Nighthawk shook his head. If they saw what he was planning to do, he’d have to kill them all, and Nighthawk just wasn’t that bloodthirsty.
“No. Give me the keys to the infirmary.” One of them took a ring of keys off his belt and handed the proper one to Nighthawk, who nodded his thanks and crossed the room in his soft, measured tread. He stopped at the door and added, “If I’m not back in twenty minutes, come after me.” He thought twenty minutes should give him plenty of time, if things went well. If they didn’t... it probably wouldn’t matter. “In the meantime, finish your donuts.”
He closed the office door softly behind him and went down the corridor lit dimly by infrequent night lights. It’s just like the Cardinal, Nighthawk thought, to be stingy with the electricity. You’d think he was paying the bills personally.
The infirmary was a three-room suite with an entrance off the corridor. The key fit the outer door, but, surprisingly, Nighthawk discovered that it was already unlocked. He opened it quietly and slipped into the reception area, which was dark and silent. A closed supply room was attached to the reception area. The infirmary itself, where the sick or injured were bedded, opened off the reception room, and by order was also locked at night when there was no nurse or doctor in attendance. Contarini had a loyal medical staff on call, but they only spent the night if a patient was in danger. In this case, Nighthawk understood that they’d transported a badly wounded credenti to a friendly hospital where there’d be no questions about how he’d gotten hurt.
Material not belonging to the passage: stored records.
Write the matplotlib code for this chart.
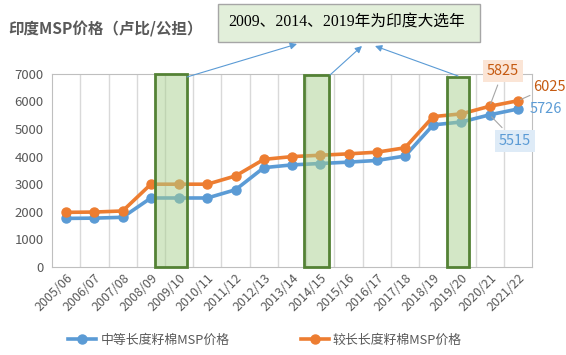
import matplotlib.pyplot as plt
from matplotlib.patches import Rectangle

plt.rcParams['font.family'] = ['Noto Sans CJK SC', 'DejaVu Sans']

years = ['2005/06', '2006/07', '2007/08', '2008/09', '2009/10', '2010/11',
         '2011/12', '2012/13', '2013/14', '2014/15', '2015/16', '2016/17',
         '2017/18', '2018/19', '2019/20', '2020/21', '2021/22']
medium = [1760, 1770, 1800, 2500, 2500, 2500, 2800, 3600, 3700, 3750,
          3800, 3860, 4020, 5150, 5255, 5515, 5726]
longer = [1980, 1990, 2030, 3000, 3000, 3000, 3300, 3900, 4000, 4050,
          4100, 4160, 4320, 5450, 5550, 5825, 6025]

blue = '#5B9BD5'
orange = '#ED7D31'
gray = '#595959'
W, H = 566, 355


def fpx(px, py):
    # pixel position measured from the top-left -> figure fraction
    return px / W, 1 - py / H


fig = plt.figure(figsize=(W / 100, H / 100), dpi=100)
ax = fig.add_axes([0.092, 0.248, 0.848, 0.544])
x = list(range(len(years)))

ax.plot(x, medium, color=blue, lw=2.6, marker='o', ms=6.5, label='中等长度籽棉MSP价格', zorder=3)
ax.plot(x, longer, color=orange, lw=2.6, marker='o', ms=6.5, label='较长长度籽棉MSP价格', zorder=3)

# election-year highlight boxes
boxes = [(3.14, 4.28, 7000), (8.42, 9.32, 6950), (13.48, 14.28, 6900)]
for x0, x1, top in boxes:
    ax.add_patch(Rectangle((x0, 0), x1 - x0, top, facecolor=(0.66, 0.82, 0.56, 0.5),
                           edgecolor='#548235', lw=2, zorder=4, clip_on=False))

ax.set_xlim(-0.5, len(years) - 0.5)
ax.set_ylim(0, 7000)
ax.set_yticks(range(0, 7001, 1000))
ax.set_xticks(x)
ax.set_xticklabels(years, rotation=45, ha='right', rotation_mode='anchor', fontsize=9, color=gray)
ax.tick_params(axis='y', labelsize=9.5, colors=gray, length=0, pad=6)
ax.tick_params(axis='x', length=0, pad=3)
ax.set_xticks([i + 0.5 for i in x[:-1]], minor=True)
ax.tick_params(axis='x', which='minor', length=0)
ax.grid(axis='x', which='minor', color='#D9D9D9', lw=1)
for s in ax.spines.values():
    s.set_color('#BFBFBF')

# data labels
lead = dict(arrowstyle='-', color='#A6A6A6', lw=0.8)
ax.annotate(str(longer[15]), xy=(15, longer[15]), xytext=fpx(503, 71), textcoords='figure fraction',
            fontsize=10.5, color='#C55A11', ha='center', va='center',
            bbox=dict(boxstyle='square,pad=0.3', fc='#FBE5D6', ec='none'),
            arrowprops=lead, annotation_clip=False)
ax.annotate(str(medium[15]), xy=(15, medium[15]), xytext=fpx(515, 141), textcoords='figure fraction',
            fontsize=10.5, color=blue, ha='center', va='center',
            bbox=dict(boxstyle='square,pad=0.3', fc='#DEEBF7', ec='none'),
            arrowprops=lead, annotation_clip=False)
ax.annotate(str(longer[16]), xy=(16, longer[16]), xytext=fpx(549, 87), textcoords='figure fraction',
            fontsize=10.5, color='#C55A11', ha='center', va='center',
            arrowprops=dict(lead, shrinkA=11), annotation_clip=False)
ax.annotate(str(medium[16]), xy=(16, medium[16]), xytext=fpx(546, 109), textcoords='figure fraction',
            fontsize=10.5, color=blue, ha='center', va='center', annotation_clip=False)

fig.text(*fpx(8, 29), '印度MSP价格（卢比/公担）', fontsize=11.2, fontweight='bold',
         color=gray, va='center', ha='left')

# note box with arrows
bx0, by0 = fpx(218, 42)
fig.add_artist(Rectangle((bx0, by0), 262 / W, 38 / H, transform=fig.transFigure,
                         facecolor='#E2EFDA', edgecolor='#A6A6A6', lw=1))
fig.text(*fpx(347, 23), '2009、2014、2019年为印度大选年', fontsize=11.3, color='black',
         ha='center', va='center', family=['Liberation Serif', 'Noto Sans CJK SC'])
for (sx, sy), (ex, ey) in [((187, 77), (297, 44)), ((330, 75), (362, 46)), ((458, 76), (375, 46))]:
    fig.add_artist(plt.Annotation('', xy=fpx(ex, ey), xytext=fpx(sx, sy),
                                  xycoords='figure fraction', textcoords='figure fraction',
                                  arrowprops=dict(arrowstyle='-|>', color=blue, lw=0.8,
                                                  mutation_scale=10, shrinkA=0, shrinkB=0)))

leg = fig.legend(loc='center', bbox_to_anchor=fpx(265, 340), ncol=2, frameon=False,
                 fontsize=9.3, columnspacing=5.5, handlelength=2.2, handletextpad=0.3)
for t in leg.get_texts():
    t.set_color(gray)

fig.savefig('out.png', dpi=100)
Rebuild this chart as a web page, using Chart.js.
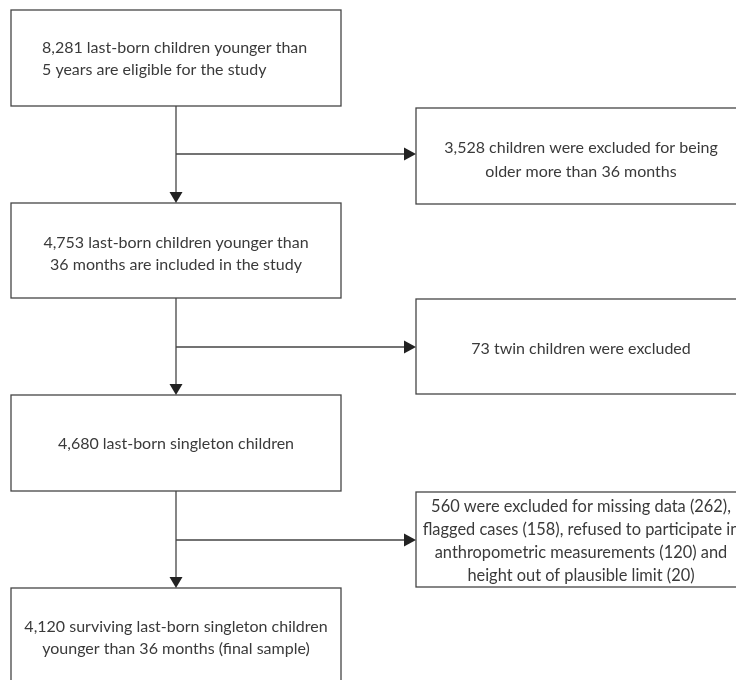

Nighthawk stopped before the infirmary door. It was ajar. He listened intently, but heard only random rustling movements of sleeping men. Moving as quietly as approaching death, he took the glove off his left hand and then slowly opened the door wide enough for him to look inside. There were four beds. Three were occupied by injured men, now sleeping, none of whom looked like Butcher Dagon. The fourth, with disturbed bedclothes, was empty. Nighthawk glanced at the inside of the door, and frowned. A smear of blood on the lockplate was still dripping sluggishly to the floor. He touched the stain gingerly, then rubbed his fingertips together. The blood was still relatively fresh.
He checked the outer door and discovered that it too had a bloodied lockplate.
“Curious,” Nighthawk said quietly to himself, wiping the blood on his fingers on a tissue he took from the box on the reception desk.
He moved like a ghost into the dimly-lit corridor, swiftly and silently, and went down the stairway that led to the floors below.